The linchpin to the whole thing is the easy VC money. It's what makes both the few startups turning into GooBooks and the many startups turning into ZombiePlatypus possible.

As soon as the smart money that's currently focused on VC finds decent returns in other, less risky investment vehicles, the VC money train will stop. It's just a matter of time.

That certainly would cause the bubble to start losing air so-to-speak, but I'm not sure it would pop. If you think about it, Google and Facebook happen to be specific examples of companies that could have become billion dollar companies without VC investment. Other companies like Amazon and Tesla Motors are not.

Google becoming a billion dollar company without VC investment is possible, but it wouldn't have happened nearly as quickly, and it's quite possible that it would have been acquired by Yahoo or Microsoft.

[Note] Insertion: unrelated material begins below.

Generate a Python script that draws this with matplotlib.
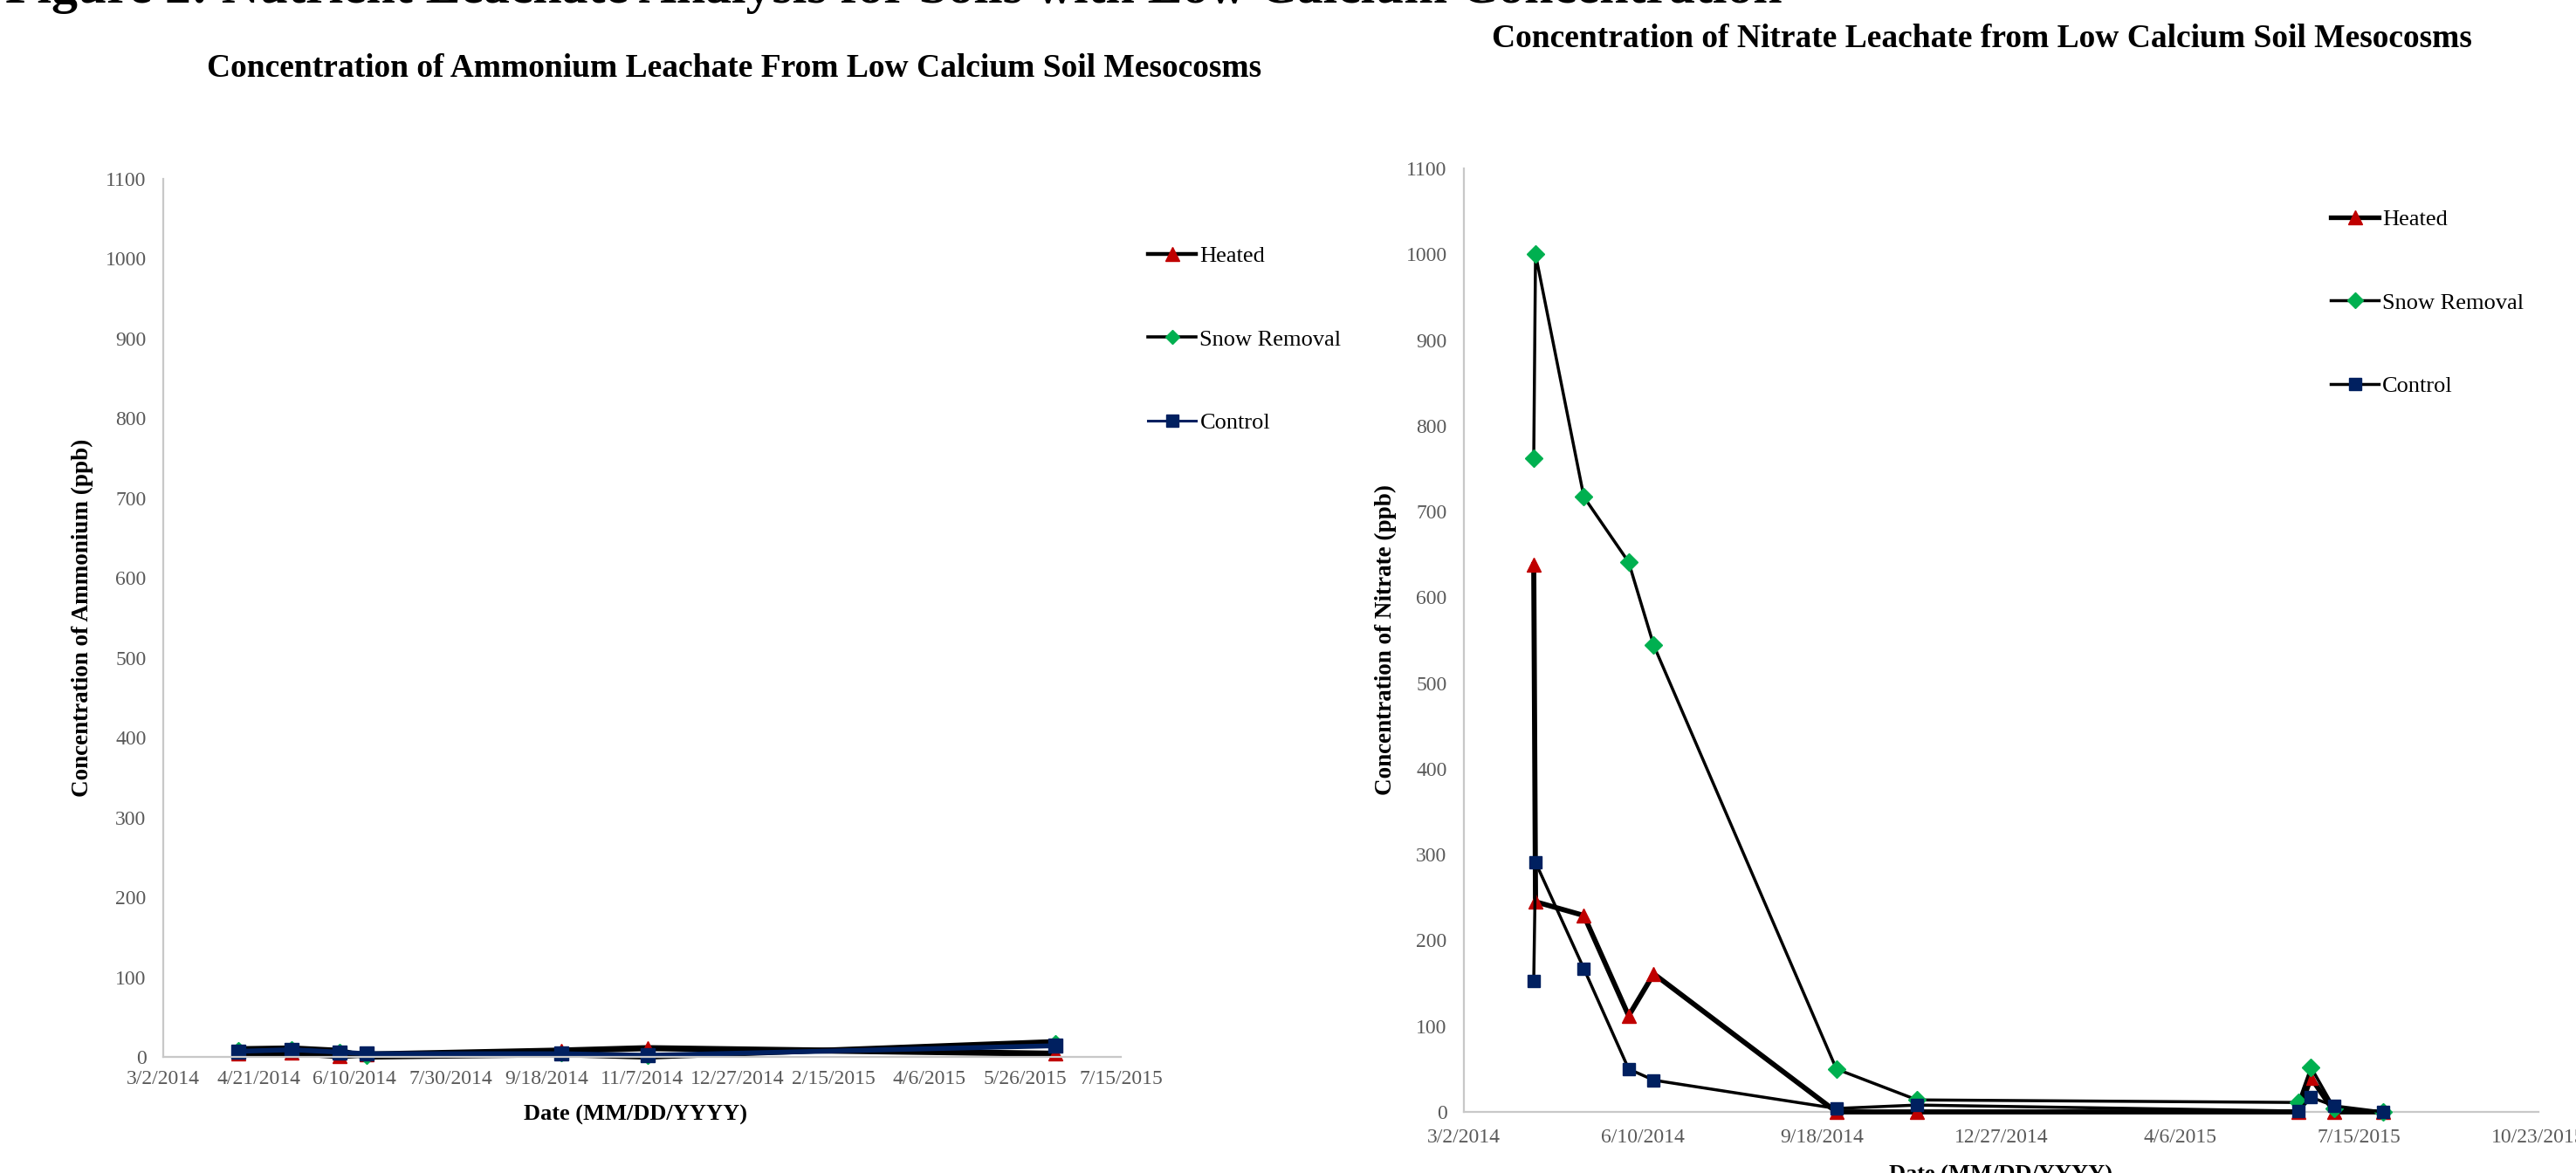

I disagree completely on Facebook becoming a billion dollar company without VC. VC funding is what allowed Facebook to monetize much later and gain huge cash reserves by selling tiny portions of equity at extremely high valuations.

Were those cash reserves at Facebook used for anything besides hiring people to write advertisement monetization code? I was under the impression that the rate at which Facebook accumulated users would have been very similar to what actually happened had they just received angel investment and used the original employees.

Yeah, but only until the GooBooks realize that they are just paying a huge premium for acquiring talent (and a worthless product).

That assumes that the product is worthless and that they have alternative ways of acquiring equally valuable talent. The author of this article asserts that neither of those is true. The opportunity cost of developing the product in house is often comparable to or greater than the cost of the acquisition, and the talent acquired is not only really skilled but also already familiar with GooBook's way of doing things since they worked there to begin with.